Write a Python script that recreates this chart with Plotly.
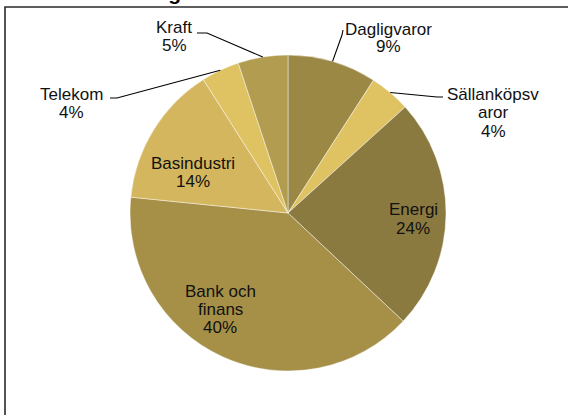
import math
import plotly.graph_objects as go

# ---- data ----
title = "Sektorfördelning"
sectors = ["Dagligvaror", "Sällanköpsvaror", "Energi", "Bank och finans",
           "Basindustri", "Telekom", "Kraft"]
weights = [9.1, 4.2, 23.7, 39.6, 14.4, 3.9, 5.1]
label_lines = [["Dagligvaror"], ["Sällanköpsv", "aror"], ["Energi"],
               ["Bank och", "finans"], ["Basindustri"], ["Telekom"], ["Kraft"]]
colors = ["#9C8845", "#DFC262", "#8B7A3F", "#A69048", "#D4B65E", "#DFC262", "#B29C50"]

# ---- layout constants (pixels) ----
W, H = 568, 415
CX, CY, R = 288, 213, 158
FONT = "Liberation Sans, Arial, sans-serif"
FS = 17
LINE_H = 18
label_pos = [(388, 38), (493, 113), (413, 219), (220, 309), (193, 172), (71, 104), (174, 36)]
leader_start = {0: [(343, 30), (342, 35)], 1: [(443, 97), (437, 97)],
                5: [(110, 98), (117, 98)], 6: [(197, 33), (207, 33)]}


def px(x):
    return x / W


def py(y):
    return 1 - y / H


fig = go.Figure(go.Pie(
    labels=sectors, values=weights, sort=False, direction="clockwise", rotation=0,
    marker=dict(colors=colors, line=dict(color="rgba(255,255,255,0.55)", width=0.8)),
    textinfo="none", hoverinfo="label+percent", showlegend=False,
    domain=dict(x=[px(CX - R), px(CX + R)], y=[py(CY + R), py(CY - R)]),
))

total = sum(weights)
annotations = []
shapes = []
cum = 0.0
for i, (name, v) in enumerate(zip(sectors, weights)):
    mid = (cum + v / 2) / total
    cum += v
    lines = label_lines[i] + [f"{v / total:.0%}"]
    cx, cy = label_pos[i]
    n = len(lines)
    for k, t in enumerate(lines):
        ly = cy + (k - (n - 1) / 2) * LINE_H
        annotations.append(dict(
            x=px(cx), y=py(ly), xref="paper", yref="paper", text=t, showarrow=False,
            xanchor="center", yanchor="middle", font=dict(family=FONT, size=FS, color="#111111"),
        ))
    if i in leader_start:
        ang = 2 * math.pi * mid
        ex = CX + R * math.sin(ang)
        ey = CY - R * math.cos(ang)
        pts = leader_start[i] + [(ex, ey)]
        path = "M " + " L ".join(f"{px(a):.5f},{py(b):.5f}" for a, b in pts)
        shapes.append(dict(type="path", path=path, xref="paper", yref="paper",
                           line=dict(color="#000000", width=1.1)))

# chart border
shapes.append(dict(type="rect", xref="paper", yref="paper", x0=px(5), x1=px(W + 10),
                   y0=py(H + 10), y1=py(7), line=dict(color="#2a2a2a", width=1.6),
                   fillcolor="rgba(0,0,0,0)"))

annotations.append(dict(
    x=px(11), y=py(6), xref="paper", yref="paper", text=f"<b>{title}</b>", showarrow=False,
    xanchor="left", yanchor="bottom", font=dict(family=FONT, size=21, color="#000000"),
))

fig.update_layout(
    width=W, height=H, margin=dict(l=0, r=0, t=0, b=0),
    paper_bgcolor="white", plot_bgcolor="white",
    annotations=annotations, shapes=shapes,
)

fig.write_html("out.html", config={"displayModeBar": False},
               post_script="document.body.style.margin='0';")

============================================================

What to produce: Count the lines in which the string "chart" appears, then report only that figure.

Response below: 2